Mountain in California, United States

Rodgers Peak is the most northwestern peak in the Ritter Range in Madera County, California. The peak lies on the boundary between Yosemite National Park and the Ansel Adams Wilderness further east. Rodgers Peak is the fourth-highest mountain in Yosemite National Park.

Mount Davis, Banner Peak, and Mount Ritter are visible from the summit, as well as the Yosemite peaks Mount Maclure and Mount Lyell.

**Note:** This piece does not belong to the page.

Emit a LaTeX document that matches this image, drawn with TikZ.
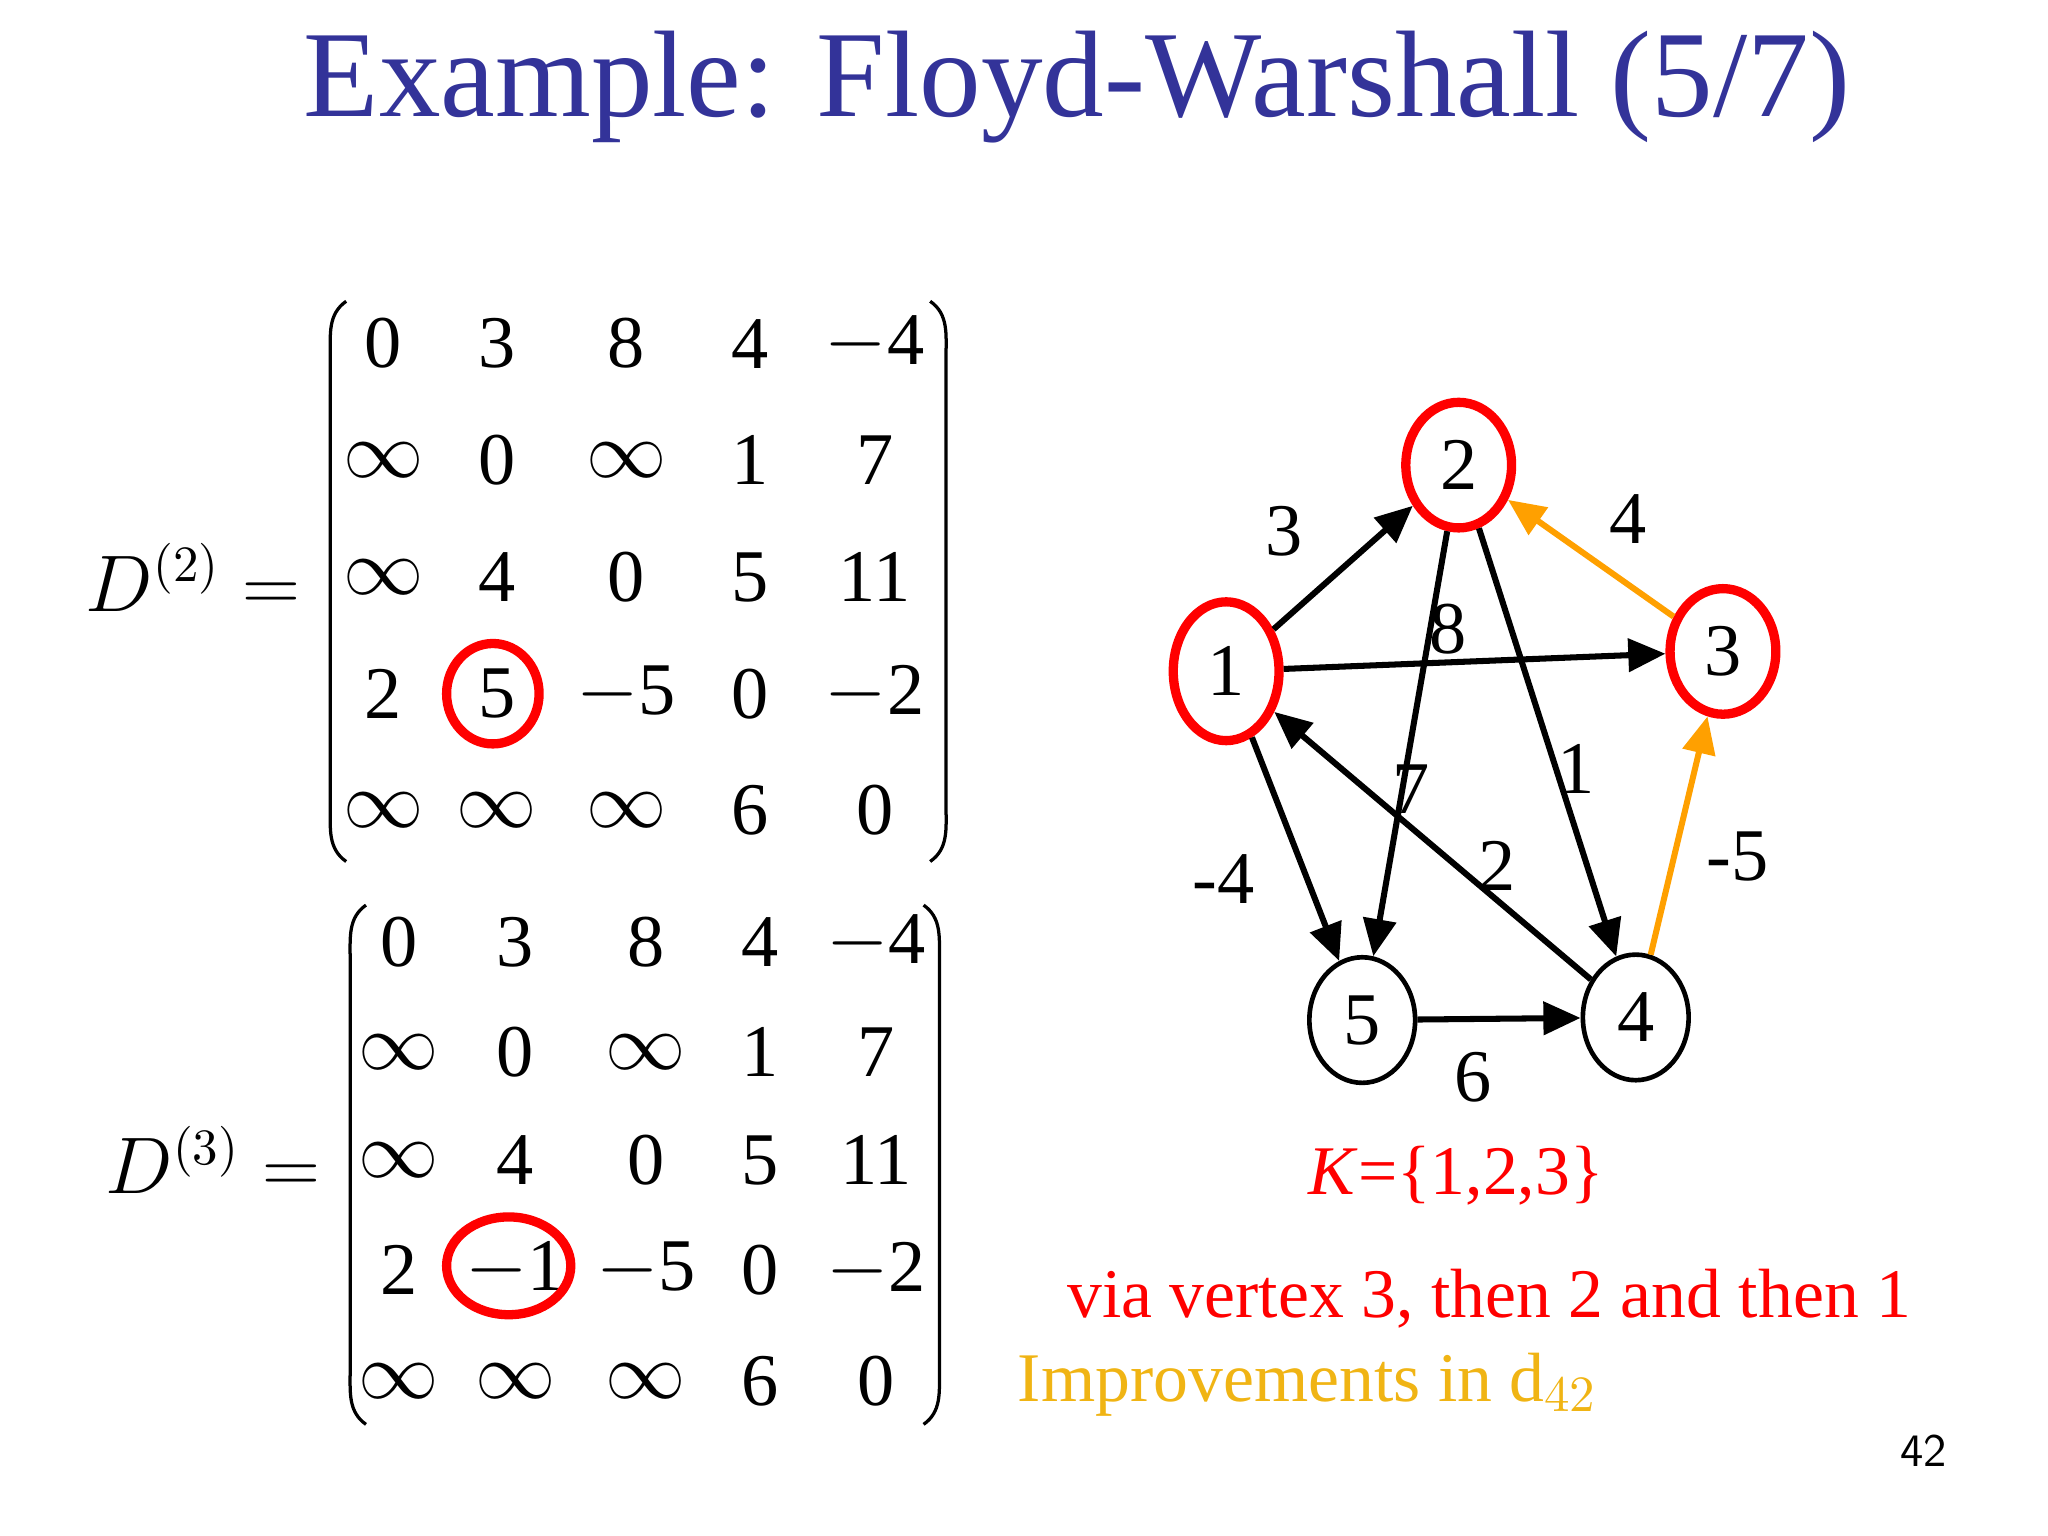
\documentclass[tikz,border=0pt]{standalone}
\usepackage{fontspec}
\setmainfont{Liberation Serif}
\usetikzlibrary{arrows.meta,shapes.geometric}
\definecolor{ttl}{RGB}{51,51,153}
\definecolor{org}{RGB}{255,160,0}
\definecolor{imp}{RGB}{240,180,20}
\begin{document}
\begin{tikzpicture}[x=0.01cm,y=-0.01cm,
  ent/.style={font=\fontsize{16}{18}\selectfont},
  lab/.style={font=\fontsize{16}{18}\selectfont},
  txt/.style={font=\fontsize{15}{17}\selectfont},
  vx/.style={ellipse,draw,line width=1pt,minimum width=0.8cm,minimum height=0.95cm,font=\fontsize{16}{18}\selectfont,inner sep=0pt},
  rv/.style={vx,draw=red,line width=2pt},
  ed/.style={line width=1.3pt,-{Triangle[length=8pt,width=7pt]}},
  par/.style={line width=0.7pt}]
\useasboundingbox (0,0) rectangle (1550,1162);
\node[text=ttl,font=\fontsize{26.5}{30}\selectfont] (title) at (815,66) {Example: Floyd-Warshall (5/7)};
% matrix 1
\node[ent,anchor=east] (d2) at (240,437) {$D^{(2)}=$};
\foreach \r [count=\i] in {{0,3,8,4,$-$4},{$\infty$,0,$\infty$,1,7},{$\infty$,4,0,5,11},{2,5,$-$5,0,$-$2},{$\infty$,$\infty$,$\infty$,6,0}}{
  \foreach \v [count=\j] in \r {
    \pgfmathsetmacro\xx{{0,290,376,474,568,662}[\j]}
    \pgfmathsetmacro\yy{{0,260,348,437,525,613}[\i]}
    \node[ent] (a\i\j) at (\xx,\yy) {\v};
  }}
\draw[par] (262,228) to[out=215,in=90] (250,270) -- (250,610) to[out=-90,in=145] (262,652);
\draw[par] (704,228) to[out=-35,in=90] (716,270) -- (716,610) to[out=-90,in=35] (704,652);
\draw[red,line width=2pt] (373,525) ellipse [x radius=35,y radius=38];
% matrix 2
\node[ent,anchor=east] (d3) at (255,878) {$D^{(3)}=$};
\foreach \r [count=\i] in {{0,3,8,4,$-$4},{$\infty$,0,$\infty$,1,7},{$\infty$,4,0,5,11},{2,$-$1,$-$5,0,$-$2},{$\infty$,$\infty$,$\infty$,6,0}}{
  \foreach \v [count=\j] in \r {
    \pgfmathsetmacro\xx{{0,302,390,489,575,663}[\j]}
    \pgfmathsetmacro\yy{{0,713,796,878,961,1045}[\i]}
    \node[ent] (b\i\j) at (\xx,\yy) {\v};
  }}
\draw[par] (277,685) to[out=215,in=90] (265,725) -- (265,1038) to[out=-90,in=145] (277,1078);
\draw[par] (699,685) to[out=-35,in=90] (711,725) -- (711,1038) to[out=-90,in=35] (699,1078);
\draw[red,line width=2pt] (385,958) ellipse [x radius=47,y radius=37];
% graph
\node[rv,minimum height=1.05cm] (n1) at (928,508) {1};
\node[rv] (n2) at (1104,352) {2};
\node[rv] (n3) at (1304,493) {3};
\node[vx] (n5) at (1031,772) {5};
\node[vx] (n4) at (1238,770) {4};
\draw[ed] (n1) -- (n2);
\draw[ed] (n1) -- (n3);
\draw[ed] (n1) -- (n5);
\draw[ed] (n2) -- (n5);
\draw[ed] (n2) -- (n4);
\draw[ed,org] (n3) -- (n2);
\draw[ed,org] (n4) -- (n3);
\draw[ed] (n4) -- (n1);
\draw[ed] (n5) -- (n4);
\node[lab] (l3) at (972,402) {3};
\node[lab] (l8) at (1096,476) {8};
\node[lab] (lm4) at (926,665) {-4};
\node[lab] (l7) at (1068,597) {7};
\node[lab] (l1) at (1193,582) {1};
\node[lab] (l4) at (1232,393) {4};
\node[lab] (lm5) at (1315,648) {-5};
\node[lab] (l2) at (1133,655) {2};
\node[lab] (l6) at (1115,815) {6};
\node[txt,text=red] (K) at (1102,890) {\textit{K}=\{1,2,3\}};
\node[txt,text=red] (via) at (1127,983) {via vertex 3, then 2 and then 1};
\node[txt,text=imp,anchor=west] (imp) at (758,1048) {Improvements in d$_{42}$};
\node[font=\sffamily\fontsize{10}{12}\selectfont] (pg) at (1456,1098) {42};
\end{tikzpicture}
\end{document}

Electra Peak is quite close, and Foerster Peak is also near.

==Etymology==
All of Rodgers Peak, Rodgers Canyon, Rodgers Meadow, and Rodgers Lake are named for Captain Alexander Rodgers, Fourth Cavalry, US Army, who was acting superintendent of Yosemite National Park, in 1895 and 1897.

Lieutenant N. F. McClure named the peak, in 1895.

==Climate==
According to the Köppen climate classification system, Rodgers Peak is located in an alpine climate zone. Most weather fronts originate in the Pacific Ocean, and travel east toward the Sierra Nevada mountains. As fronts approach, they are forced upward by the peaks (orographic lift), causing them to drop their moisture in the form of rain or snowfall onto the range.